(Lines of data)
-=-=-

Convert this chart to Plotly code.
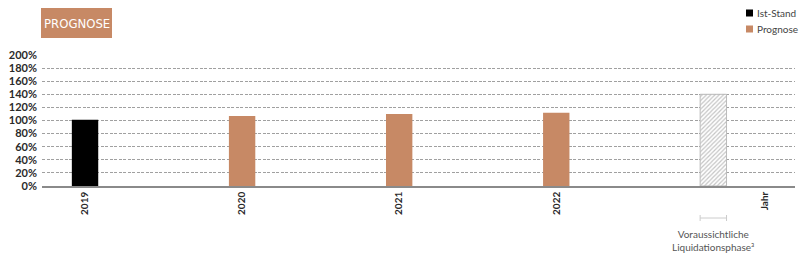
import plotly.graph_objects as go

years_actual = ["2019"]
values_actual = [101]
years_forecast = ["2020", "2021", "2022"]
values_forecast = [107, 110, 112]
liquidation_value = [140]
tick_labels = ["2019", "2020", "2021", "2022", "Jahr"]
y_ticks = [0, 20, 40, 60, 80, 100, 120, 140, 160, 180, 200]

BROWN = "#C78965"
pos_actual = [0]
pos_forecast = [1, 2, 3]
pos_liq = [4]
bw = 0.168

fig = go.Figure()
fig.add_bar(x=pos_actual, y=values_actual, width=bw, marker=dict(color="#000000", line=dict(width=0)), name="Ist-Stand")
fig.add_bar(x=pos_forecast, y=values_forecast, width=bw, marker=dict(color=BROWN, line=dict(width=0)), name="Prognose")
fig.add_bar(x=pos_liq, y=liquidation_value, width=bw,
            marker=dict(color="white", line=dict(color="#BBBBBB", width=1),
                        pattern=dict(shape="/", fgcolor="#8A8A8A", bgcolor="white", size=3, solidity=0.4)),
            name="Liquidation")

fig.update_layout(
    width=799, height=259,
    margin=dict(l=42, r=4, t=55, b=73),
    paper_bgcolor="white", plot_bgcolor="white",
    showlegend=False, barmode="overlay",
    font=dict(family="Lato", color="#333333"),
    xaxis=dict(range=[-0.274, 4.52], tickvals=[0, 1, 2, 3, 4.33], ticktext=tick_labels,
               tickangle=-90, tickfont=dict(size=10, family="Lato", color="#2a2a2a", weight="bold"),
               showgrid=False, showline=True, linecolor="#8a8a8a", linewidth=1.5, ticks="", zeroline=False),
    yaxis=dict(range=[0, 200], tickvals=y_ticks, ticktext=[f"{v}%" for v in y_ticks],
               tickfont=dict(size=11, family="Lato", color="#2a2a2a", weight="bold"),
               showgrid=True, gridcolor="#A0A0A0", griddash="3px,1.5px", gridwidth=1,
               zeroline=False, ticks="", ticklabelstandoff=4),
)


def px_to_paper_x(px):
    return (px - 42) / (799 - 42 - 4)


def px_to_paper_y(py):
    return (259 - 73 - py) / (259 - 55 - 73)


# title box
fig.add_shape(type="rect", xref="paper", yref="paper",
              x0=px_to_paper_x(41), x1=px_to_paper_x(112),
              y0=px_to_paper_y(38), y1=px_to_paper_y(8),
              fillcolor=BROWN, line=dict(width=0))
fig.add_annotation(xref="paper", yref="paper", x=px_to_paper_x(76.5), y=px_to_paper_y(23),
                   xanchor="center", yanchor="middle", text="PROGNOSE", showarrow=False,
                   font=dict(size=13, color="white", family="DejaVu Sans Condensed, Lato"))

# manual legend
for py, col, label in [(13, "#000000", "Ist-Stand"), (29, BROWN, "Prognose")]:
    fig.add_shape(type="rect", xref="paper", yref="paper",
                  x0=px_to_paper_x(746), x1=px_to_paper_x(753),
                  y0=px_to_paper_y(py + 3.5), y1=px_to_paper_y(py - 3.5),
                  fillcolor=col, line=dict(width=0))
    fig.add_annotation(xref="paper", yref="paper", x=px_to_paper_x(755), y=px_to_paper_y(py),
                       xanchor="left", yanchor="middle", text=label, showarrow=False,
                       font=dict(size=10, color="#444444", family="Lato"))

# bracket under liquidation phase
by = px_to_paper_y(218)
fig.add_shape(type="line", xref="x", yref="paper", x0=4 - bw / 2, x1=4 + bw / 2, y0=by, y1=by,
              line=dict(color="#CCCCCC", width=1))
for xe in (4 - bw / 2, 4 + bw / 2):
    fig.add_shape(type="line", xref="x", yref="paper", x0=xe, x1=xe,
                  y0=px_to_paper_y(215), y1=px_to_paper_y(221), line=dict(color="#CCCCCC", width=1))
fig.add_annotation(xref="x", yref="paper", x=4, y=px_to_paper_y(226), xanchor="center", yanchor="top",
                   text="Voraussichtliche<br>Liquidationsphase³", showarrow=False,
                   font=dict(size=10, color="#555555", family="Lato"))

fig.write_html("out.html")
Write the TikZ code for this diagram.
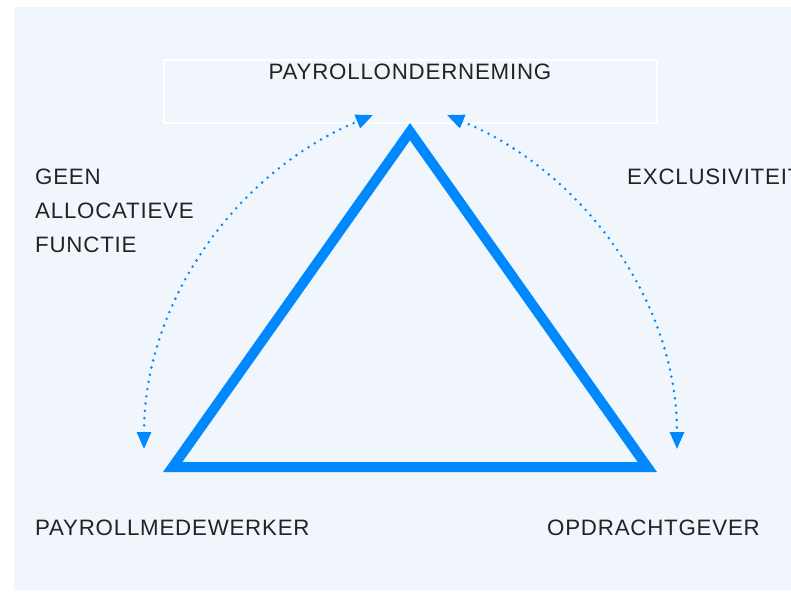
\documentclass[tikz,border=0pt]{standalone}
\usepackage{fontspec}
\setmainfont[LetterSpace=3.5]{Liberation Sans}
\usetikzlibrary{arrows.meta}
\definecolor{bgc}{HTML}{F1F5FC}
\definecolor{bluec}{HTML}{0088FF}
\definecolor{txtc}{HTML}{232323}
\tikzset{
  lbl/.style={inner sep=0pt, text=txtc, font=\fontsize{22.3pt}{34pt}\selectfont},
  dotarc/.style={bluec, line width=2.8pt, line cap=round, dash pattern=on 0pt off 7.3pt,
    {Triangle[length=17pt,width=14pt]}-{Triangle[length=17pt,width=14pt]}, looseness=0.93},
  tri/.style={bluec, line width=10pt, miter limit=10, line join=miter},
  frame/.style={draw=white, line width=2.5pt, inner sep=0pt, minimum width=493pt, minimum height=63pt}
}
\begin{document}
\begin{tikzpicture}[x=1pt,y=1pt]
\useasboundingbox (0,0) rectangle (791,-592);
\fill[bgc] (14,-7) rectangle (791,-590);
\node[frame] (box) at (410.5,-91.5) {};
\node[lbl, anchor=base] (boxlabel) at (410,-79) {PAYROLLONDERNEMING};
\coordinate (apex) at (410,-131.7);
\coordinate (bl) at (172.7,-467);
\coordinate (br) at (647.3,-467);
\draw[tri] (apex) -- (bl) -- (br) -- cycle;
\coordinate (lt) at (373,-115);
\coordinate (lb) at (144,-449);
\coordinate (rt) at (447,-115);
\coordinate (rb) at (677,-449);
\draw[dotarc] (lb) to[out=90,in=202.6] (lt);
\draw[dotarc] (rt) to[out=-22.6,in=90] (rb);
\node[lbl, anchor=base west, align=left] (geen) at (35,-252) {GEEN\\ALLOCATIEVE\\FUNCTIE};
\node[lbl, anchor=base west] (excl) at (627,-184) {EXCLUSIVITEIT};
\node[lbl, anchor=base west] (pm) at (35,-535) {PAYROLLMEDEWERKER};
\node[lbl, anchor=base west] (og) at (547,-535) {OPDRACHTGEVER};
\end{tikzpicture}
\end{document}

-=-=-

> [WHAT TO PRODUCE] Find the word "code" in the data and show each line that holds it.

> [ANSWER BELOW]
Convert this chart to Plotly code.
Write the TikZ code for this diagram.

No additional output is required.